WHAT YOU ARE ASKED TO DO: Images should be left out, and everything else in the listing reproduced exactly.

MATERIAL PROVIDED:

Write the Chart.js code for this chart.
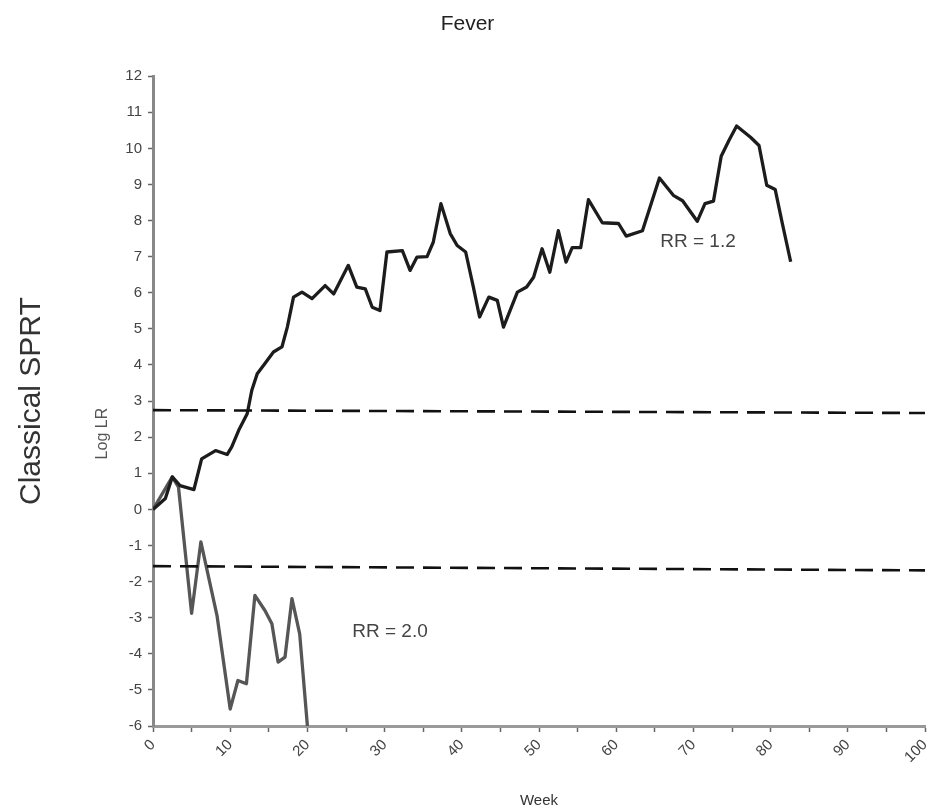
<!DOCTYPE html>
<html>
<head>
<meta charset="utf-8">
<script src="https://cdn.jsdelivr.net/npm/chart.js@4.4.0/dist/chart.umd.min.js"></script>
<style>
  html, body { margin: 0; padding: 0; background: #fff; }
  #wrap { width: 935px; height: 812px; }
</style>
</head>
<body>
<div id="wrap"><canvas id="sprt" width="935" height="812"></canvas></div>
<script>
// RR = 1.2 path (week, log LR)
var rr12Weeks = [0, 1.6, 2.5, 3.5, 5.3, 6.3, 8.1, 9.6, 10.2, 11.1, 12.2, 12.8, 13.5, 14.5, 15.6, 16.7, 17.4, 18.2, 19.3, 20.6,
    22.3, 23.4, 25.3, 26.4, 27.5, 28.4, 29.4, 30.3, 32.3, 33.3, 34.2, 35.5, 36.3, 37.3, 38.5, 39.4, 40.5, 41.5, 42.3, 43.5,
    44.6, 45.4, 47.2, 48.4, 49.3, 50.4, 51.4, 52.5, 53.5, 54.3, 55.4, 56.4, 58.2, 60.3, 61.3, 63.4, 65.6, 67.4, 68.6, 70.5,
    71.5, 72.6, 73.6, 74.6, 75.6, 77.4, 78.5, 79.5, 80.6, 81.5, 82.6];
var rr12LogLR = [0, 0.3, 0.9, 0.66, 0.55, 1.4, 1.63, 1.52, 1.73, 2.19, 2.65, 3.3, 3.76, 4.04, 4.36, 4.5, 5.05, 5.88, 6.02, 5.84,
    6.2, 5.97, 6.76, 6.16, 6.11, 5.6, 5.51, 7.13, 7.17, 6.62, 6.99, 7.0, 7.4, 8.47, 7.64, 7.31, 7.13, 6.16, 5.33, 5.88,
    5.79, 5.05, 6.02, 6.16, 6.43, 7.22, 6.57, 7.72, 6.85, 7.25, 7.25, 8.58, 7.94, 7.92, 7.57, 7.72, 9.18, 8.7, 8.55, 7.98,
    8.47, 8.54, 9.78, 10.22, 10.62, 10.31, 10.08, 8.98, 8.86, 7.94, 6.86];

// RR = 2.0 path
var rr20Weeks = [0, 2.5, 3.3, 5.0, 6.2, 8.3, 10.0, 11.0, 12.1, 13.2, 14.5, 15.4, 16.2, 17.1, 18.0, 19.0, 20.0];
var rr20LogLR = [0, 0.9, 0.62, -2.88, -0.9, -2.95, -5.53, -4.74, -4.83, -2.38, -2.8, -3.17, -4.23, -4.09, -2.47, -3.45, -6.0];

// SPRT boundaries (dashed)
var boundWeeks = [0, 100];
var upperBound = [2.75, 2.67];
var lowerBound = [-1.57, -1.69];

var rrLabels = [
    { text: 'RR = 1.2', week: 70.6, value: 7.42 },
    { text: 'RR = 2.0', week: 30.7, value: -3.4 }
];

function toPoints(xs, ys) {
    var out = [];
    for (var i = 0; i < xs.length; i++) {
        out.push({ x: xs[i], y: ys[i] });
    }
    return out;
}

var FONT = "'Liberation Sans', Arial, sans-serif";

// writes the RR = ... notes and the Log LR label
var notesPlugin = {
    id: 'notes',
    afterDatasetsDraw: function(chart) {
        var ctx = chart.ctx;
        var xs = chart.scales.x, ys = chart.scales.y;
        ctx.save();
        ctx.font = '19px ' + FONT;
        ctx.fillStyle = '#444';
        ctx.textAlign = 'center';
        ctx.textBaseline = 'middle';
        rrLabels.forEach(function(l) {
            ctx.fillText(l.text, xs.getPixelForValue(l.week), ys.getPixelForValue(l.value));
        });
        // y axis name, a bit below the middle like the original
        ctx.translate(103, ys.getPixelForValue(2.1));
        ctx.rotate(-Math.PI / 2);
        ctx.font = '16px ' + FONT;
        ctx.fillStyle = '#555';
        ctx.fillText('Log LR', 0, 0);
        ctx.restore();
    }
};

new Chart(document.getElementById('sprt'), {
    type: 'line',
    data: {
        datasets: [{
            label: 'RR = 1.2',
            data: toPoints(rr12Weeks, rr12LogLR),
            borderColor: '#1c1c1c',
            borderWidth: 3.3,
            order: 1
        }, {
            label: 'RR = 2.0',
            data: toPoints(rr20Weeks, rr20LogLR),
            borderColor: '#565656',
            borderWidth: 3.3,
            order: 2
        }, {
            label: 'upper',
            data: toPoints(boundWeeks, upperBound),
            borderColor: '#111',
            borderWidth: 2.6,
            borderDash: [18, 9]
        }, {
            label: 'lower',
            data: toPoints(boundWeeks, lowerBound),
            borderColor: '#111',
            borderWidth: 2.6,
            borderDash: [18, 9]
        }]
    },
    options: {
        responsive: false,
        animation: false,
        layout: { padding: 0 },
        elements: {
            point: { radius: 0 },
            line: { tension: 0, borderJoinStyle: 'round', borderCapStyle: 'butt' }
        },
        plugins: {
            legend: { display: false },
            tooltip: { enabled: false },
            title: {
                display: true,
                text: 'Fever',
                color: '#222',
                font: { family: FONT, size: 21, weight: 'normal' },
                padding: { top: 12, bottom: 39 }
            }
        },
        scales: {
            x: {
                type: 'linear',
                min: 0,
                max: 100,
                border: { color: '#999', width: 3 },
                grid: { drawOnChartArea: false, tickLength: 6, color: '#666', tickWidth: 1.5 },
                ticks: {
                    stepSize: 5,
                    autoSkip: false,
                    minRotation: 45,
                    maxRotation: 45,
                    padding: 4,
                    color: '#444',
                    font: { family: FONT, size: 15 },
                    callback: function(v) { return v % 10 === 0 ? String(v) : ''; }
                },
                title: {
                    display: true,
                    text: 'Week',
                    color: '#333',
                    font: { family: FONT, size: 15 },
                    padding: { top: 0, bottom: 2 }
                },
                afterFit: function(scale) {
                    scale.height = 86;
                    scale.paddingRight = 10;
                }
            },
            y: {
                type: 'linear',
                min: -6,
                max: 12,
                border: { color: '#888', width: 3 },
                grid: { drawOnChartArea: false, tickLength: 5, color: '#666', tickWidth: 1.5 },
                ticks: {
                    stepSize: 1,
                    padding: 6,
                    color: '#444',
                    font: { family: FONT, size: 15 }
                },
                afterFit: function(scale) { scale.width = 93; }
            },
            side: {
                type: 'linear',
                position: 'left',
                weight: 1,
                min: -6,
                max: 12,
                border: { display: false },
                grid: { display: false },
                ticks: { display: false },
                title: {
                    display: true,
                    text: 'Classical SPRT',
                    color: '#333',
                    font: { family: FONT, size: 30 },
                    padding: { top: 14, bottom: 0 }
                },
                afterFit: function(scale) { scale.width = 60; }
            }
        }
    },
    plugins: [notesPlugin]
});
</script>
</body>
</html>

RESPONSE FOR THIS EXERCISE:
Write the Chart.js code for this chart.
<!DOCTYPE html>
<html>
<head>
<meta charset="utf-8">
<script src="https://cdn.jsdelivr.net/npm/chart.js@4.4.0/dist/chart.umd.min.js"></script>
<style>
  html, body { margin: 0; padding: 0; background: #fff; }
  #wrap { width: 935px; height: 812px; }
</style>
</head>
<body>
<div id="wrap"><canvas id="sprt" width="935" height="812"></canvas></div>
<script>
// RR = 1.2 path (week, log LR)
var rr12Weeks = [0, 1.6, 2.5, 3.5, 5.3, 6.3, 8.1, 9.6, 10.2, 11.1, 12.2, 12.8, 13.5, 14.5, 15.6, 16.7, 17.4, 18.2, 19.3, 20.6,
    22.3, 23.4, 25.3, 26.4, 27.5, 28.4, 29.4, 30.3, 32.3, 33.3, 34.2, 35.5, 36.3, 37.3, 38.5, 39.4, 40.5, 41.5, 42.3, 43.5,
    44.6, 45.4, 47.2, 48.4, 49.3, 50.4, 51.4, 52.5, 53.5, 54.3, 55.4, 56.4, 58.2, 60.3, 61.3, 63.4, 65.6, 67.4, 68.6, 70.5,
    71.5, 72.6, 73.6, 74.6, 75.6, 77.4, 78.5, 79.5, 80.6, 81.5, 82.6];
var rr12LogLR = [0, 0.3, 0.9, 0.66, 0.55, 1.4, 1.63, 1.52, 1.73, 2.19, 2.65, 3.3, 3.76, 4.04, 4.36, 4.5, 5.05, 5.88, 6.02, 5.84,
    6.2, 5.97, 6.76, 6.16, 6.11, 5.6, 5.51, 7.13, 7.17, 6.62, 6.99, 7.0, 7.4, 8.47, 7.64, 7.31, 7.13, 6.16, 5.33, 5.88,
    5.79, 5.05, 6.02, 6.16, 6.43, 7.22, 6.57, 7.72, 6.85, 7.25, 7.25, 8.58, 7.94, 7.92, 7.57, 7.72, 9.18, 8.7, 8.55, 7.98,
    8.47, 8.54, 9.78, 10.22, 10.62, 10.31, 10.08, 8.98, 8.86, 7.94, 6.86];

// RR = 2.0 path
var rr20Weeks = [0, 2.5, 3.3, 5.0, 6.2, 8.3, 10.0, 11.0, 12.1, 13.2, 14.5, 15.4, 16.2, 17.1, 18.0, 19.0, 20.0];
var rr20LogLR = [0, 0.9, 0.62, -2.88, -0.9, -2.95, -5.53, -4.74, -4.83, -2.38, -2.8, -3.17, -4.23, -4.09, -2.47, -3.45, -6.0];

// SPRT boundaries (dashed)
var boundWeeks = [0, 100];
var upperBound = [2.75, 2.67];
var lowerBound = [-1.57, -1.69];

var rrLabels = [
    { text: 'RR = 1.2', week: 70.6, value: 7.42 },
    { text: 'RR = 2.0', week: 30.7, value: -3.4 }
];

function toPoints(xs, ys) {
    var out = [];
    for (var i = 0; i < xs.length; i++) {
        out.push({ x: xs[i], y: ys[i] });
    }
    return out;
}

var FONT = "'Liberation Sans', Arial, sans-serif";

// writes the RR = ... notes and the Log LR label
var notesPlugin = {
    id: 'notes',
    afterDatasetsDraw: function(chart) {
        var ctx = chart.ctx;
        var xs = chart.scales.x, ys = chart.scales.y;
        ctx.save();
        ctx.font = '19px ' + FONT;
        ctx.fillStyle = '#444';
        ctx.textAlign = 'center';
        ctx.textBaseline = 'middle';
        rrLabels.forEach(function(l) {
            ctx.fillText(l.text, xs.getPixelForValue(l.week), ys.getPixelForValue(l.value));
        });
        // y axis name, a bit below the middle like the original
        ctx.translate(103, ys.getPixelForValue(2.1));
        ctx.rotate(-Math.PI / 2);
        ctx.font = '16px ' + FONT;
        ctx.fillStyle = '#555';
        ctx.fillText('Log LR', 0, 0);
        ctx.restore();
    }
};

new Chart(document.getElementById('sprt'), {
    type: 'line',
    data: {
        datasets: [{
            label: 'RR = 1.2',
            data: toPoints(rr12Weeks, rr12LogLR),
            borderColor: '#1c1c1c',
            borderWidth: 3.3,
            order: 1
        }, {
            label: 'RR = 2.0',
            data: toPoints(rr20Weeks, rr20LogLR),
            borderColor: '#565656',
            borderWidth: 3.3,
            order: 2
        }, {
            label: 'upper',
            data: toPoints(boundWeeks, upperBound),
            borderColor: '#111',
            borderWidth: 2.6,
            borderDash: [18, 9]
        }, {
            label: 'lower',
            data: toPoints(boundWeeks, lowerBound),
            borderColor: '#111',
            borderWidth: 2.6,
            borderDash: [18, 9]
        }]
    },
    options: {
        responsive: false,
        animation: false,
        layout: { padding: 0 },
        elements: {
            point: { radius: 0 },
            line: { tension: 0, borderJoinStyle: 'round', borderCapStyle: 'butt' }
        },
        plugins: {
            legend: { display: false },
            tooltip: { enabled: false },
            title: {
                display: true,
                text: 'Fever',
                color: '#222',
                font: { family: FONT, size: 21, weight: 'normal' },
                padding: { top: 12, bottom: 39 }
            }
        },
        scales: {
            x: {
                type: 'linear',
                min: 0,
                max: 100,
                border: { color: '#999', width: 3 },
                grid: { drawOnChartArea: false, tickLength: 6, color: '#666', tickWidth: 1.5 },
                ticks: {
                    stepSize: 5,
                    autoSkip: false,
                    minRotation: 45,
                    maxRotation: 45,
                    padding: 4,
                    color: '#444',
                    font: { family: FONT, size: 15 },
                    callback: function(v) { return v % 10 === 0 ? String(v) : ''; }
                },
                title: {
                    display: true,
                    text: 'Week',
                    color: '#333',
                    font: { family: FONT, size: 15 },
                    padding: { top: 0, bottom: 2 }
                },
                afterFit: function(scale) {
                    scale.height = 86;
                    scale.paddingRight = 10;
                }
            },
            y: {
                type: 'linear',
                min: -6,
                max: 12,
                border: { color: '#888', width: 3 },
                grid: { drawOnChartArea: false, tickLength: 5, color: '#666', tickWidth: 1.5 },
                ticks: {
                    stepSize: 1,
                    padding: 6,
                    color: '#444',
                    font: { family: FONT, size: 15 }
                },
                afterFit: function(scale) { scale.width = 93; }
            },
            side: {
                type: 'linear',
                position: 'left',
                weight: 1,
                min: -6,
                max: 12,
                border: { display: false },
                grid: { display: false },
                ticks: { display: false },
                title: {
                    display: true,
                    text: 'Classical SPRT',
                    color: '#333',
                    font: { family: FONT, size: 30 },
                    padding: { top: 14, bottom: 0 }
                },
                afterFit: function(scale) { scale.width = 60; }
            }
        }
    },
    plugins: [notesPlugin]
});
</script>
</body>
</html>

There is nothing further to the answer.